Credit Collection Association of Singapore (CCAS)
Credit Collection Association of Singapore was registered under the Societies Act on 12 December 2013. They are the only association that officially represents all the credit agencies and associations in Singapore. The CCAS principal objectives are to enhance the organization of the credit collection business community in Singapore and to represent, promote, advance and protect, in Singapore and abroad, the major credit collection concerns (such as professional credit collection conduct, training, behaviour etc) of professional credit collection agencies carrying on commerce and industry in Singapore.
National Council on Problem Gambling (NCPG)
If half your life’s worries are due to your addiction to gambling, the National Council on Problem Gambling is the organization you must immediately get in touch with. NCPG helps gamblers and their families by offering them useful advice on the topic.
Credit Association of Singapore (Moneylender’s Association of Singapore)
Though the Credit Association of Singapore is the moneylender’s Association of Singapore, the organization works to protect the interests of both the parties involved. Thus, if you want any information on any moneylender, the CAS is the place to contact.
ComCare is an organization that works to empower low-income groups and allows them to become self-reliant. Thus, if you are in trouble and are looking for temporary financial support, you can approach ComCare.

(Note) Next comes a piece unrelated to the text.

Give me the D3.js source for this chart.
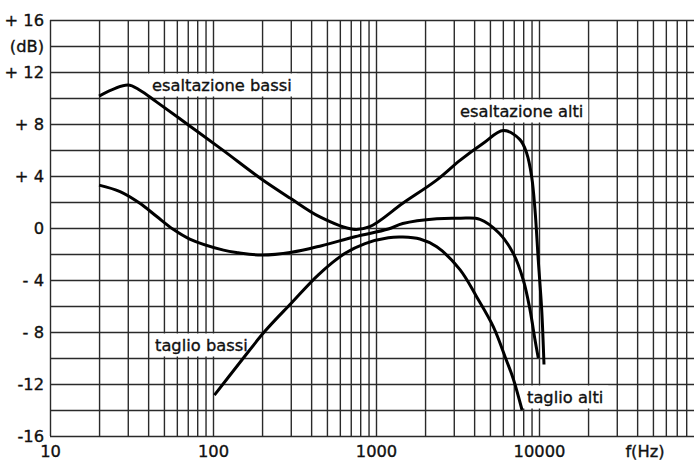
<!DOCTYPE html>
<html><head><meta charset="utf-8">
<script src="https://cdn.jsdelivr.net/npm/d3@7"></script>
<style>
html,body{margin:0;padding:0;background:#fff;}
svg{display:block;}
text{font-family:"DejaVu Sans",sans-serif;fill:#111;stroke:#111;stroke-width:0.35px;}
</style></head>
<body>
<svg id="c" width="694" height="462"></svg>
<script>
// Curve 1: bass boost + treble boost (esaltazione bassi / esaltazione alti)
const freqBoost = [20, 30, 35.6, 45, 72, 116, 194, 297, 453, 722, 915, 1460, 2366, 3274, 4530, 6040, 7640, 8404, 9016, 9451, 9901, 10390, 10730];
const dbBoost   = [10.15, 11.0, 10.6, 9.7, 7.85, 5.95, 3.85, 2.3, 0.85, -0.1, 0.1, 1.9, 3.7, 5.2, 6.5, 7.5, 6.8, 5.75, 3.95, 1.4, -2.5, -6.3, -10.5];
// Curve 2: middle response
const freqMid = [20, 26.9, 35.6, 45, 57, 72, 116, 143, 198, 304, 464, 743, 1190, 1460, 2360, 3274, 4340, 5700, 6950, 8010, 8810, 9450, 9900];
const dbMid   = [3.3, 2.8, 1.9, 0.9, -0.1, -0.85, -1.7, -1.9, -2.08, -1.87, -1.36, -0.67, -0.08, 0.35, 0.72, 0.75, 0.67, -0.4, -1.95, -4.0, -6.3, -8.6, -10.0];
// Curve 3: bass cut + treble cut (taglio bassi / taglio alti)
const freqCut = [102, 143, 208, 304, 443, 646, 857, 1190, 1460, 1860, 2360, 3274, 4150, 5250, 6300, 6950, 7870];
const dbCut   = [-12.85, -10.5, -7.95, -5.75, -3.6, -1.95, -1.2, -0.75, -0.7, -0.85, -1.45, -3.2, -5.3, -7.6, -10.15, -11.6, -14.0];

const yTickValues = [16, 14, 12, 8, 4, 0, -4, -8, -12, -16];
const yTickLabels = ["+ 16", "(dB)", "+ 12", "+ 8", "+ 4", "0", "- 4", "- 8", "-12", "-16"];
const xTickValues = [10, 100, 1000, 10000];
const xTickLabels = ["10", "100", "1000", "10000"];
const xUnitLabel = "f(Hz)";
const curveLabels = ["esaltazione bassi", "esaltazione alti", "taglio bassi", "taglio alti"];
const labelDbTop = [12, 10, -8, -12];

(function () {
const svg = d3.select("#c");
const mL = 50, mT = 20, mB = 436, mR = 694;
const x = d3.scaleLog().domain([10, 100000]).range([mL, mL + 4 * 163]);
const y = d3.scaleLinear().domain([-16, 16]).range([mB, mT]);

// grid
const gridF = [];
for (let d = 10; d <= 10000; d *= 10) for (let k = 1; k <= 9; k++) gridF.push(k * d);
const gridDb = d3.range(-16, 17, 2);
const grid = svg.append("g");
grid.append("g").attr("transform", `translate(0,${mB})`)
  .call(d3.axisBottom(x).tickValues(gridF.filter(f => x(f) <= mR + 1)).tickSize(-(mB - mT)).tickFormat(""))
  .call(g => g.select(".domain").remove());
grid.append("g").attr("transform", `translate(${mL},0)`)
  .call(d3.axisLeft(y).tickValues(gridDb).tickSize(-(mR - mL)).tickFormat(""))
  .call(g => g.select(".domain").remove());
grid.selectAll("line").attr("stroke", "#2a2a2a").attr("stroke-width", 1.4);

// label boxes
const labelX = [152, 460, 155, 527];
const lblG = svg.append("g");
curveLabels.forEach((txt, i) => {
  const t = lblG.append("text").attr("font-size", 16.3).text(txt);
  const w = t.node().getComputedTextLength();
  const y0 = y(labelDbTop[i]), y1 = y(labelDbTop[i] - 2);
  lblG.insert("rect", "text").attr("x", labelX[i] - 5).attr("y", y0 + 1.5)
    .attr("width", w + 10).attr("height", y1 - y0 - 3).attr("fill", "#fff");
  t.attr("x", labelX[i]).attr("y", (y0 + y1) / 2).attr("dy", "0.36em");
});

// curves
const line = d3.line().x(d => x(d[0])).y(d => y(d[1])).curve(d3.curveCatmullRom.alpha(0.5));
[[freqBoost, dbBoost], [freqMid, dbMid], [freqCut, dbCut]].forEach(([fs, ds]) => {
  svg.append("path").datum(fs.map((f, i) => [f, ds[i]]))
    .attr("d", line).attr("fill", "none").attr("stroke", "#000").attr("stroke-width", 3)
    .attr("stroke-linejoin", "round");
});

// axes labels
const yAx = svg.append("g").attr("transform", `translate(44,0)`)
  .call(d3.axisLeft(y).tickValues(yTickValues).tickSize(0).tickPadding(0)
    .tickFormat((d, i) => yTickLabels[i]));
yAx.select(".domain").remove();
yAx.selectAll("text").attr("font-size", 16.3).attr("font-family", "DejaVu Sans").attr("fill", "#111").attr("dy", "0.36em");

const xAx = svg.append("g").attr("transform", `translate(0,445)`)
  .call(d3.axisBottom(x).tickValues(xTickValues).tickSize(0).tickPadding(0)
    .tickFormat((d, i) => xTickLabels[i]));
xAx.select(".domain").remove();
xAx.selectAll("text").attr("font-size", 16.3).attr("font-family", "DejaVu Sans").attr("fill", "#111").attr("dy", "0.71em");

svg.append("text").attr("x", 645).attr("y", 445).attr("dy", "0.71em").attr("text-anchor", "middle")
  .attr("font-size", 16.3).text(xUnitLabel);
})();
</script>
</body></html>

Irrespective of however much you plan your life, sometimes it is normal to run into troubles. The best way to deal with financial difficulties is to take a short-term loan with the intent of paying back the loan amount in time. In Singapore, banks and licensed moneylenders are considered to be the most trustworthy source of personal loans. However, it is not uncommon for borrowers to run into unauthorised lenders out to scam people of their money. Thus, to safeguard themselves against unauthorised moneylenders, borrowers must arm themselves with all the information they will need at their disposal while applying for a loan. We hope this borrower’s guide will help all borrowers in this regard.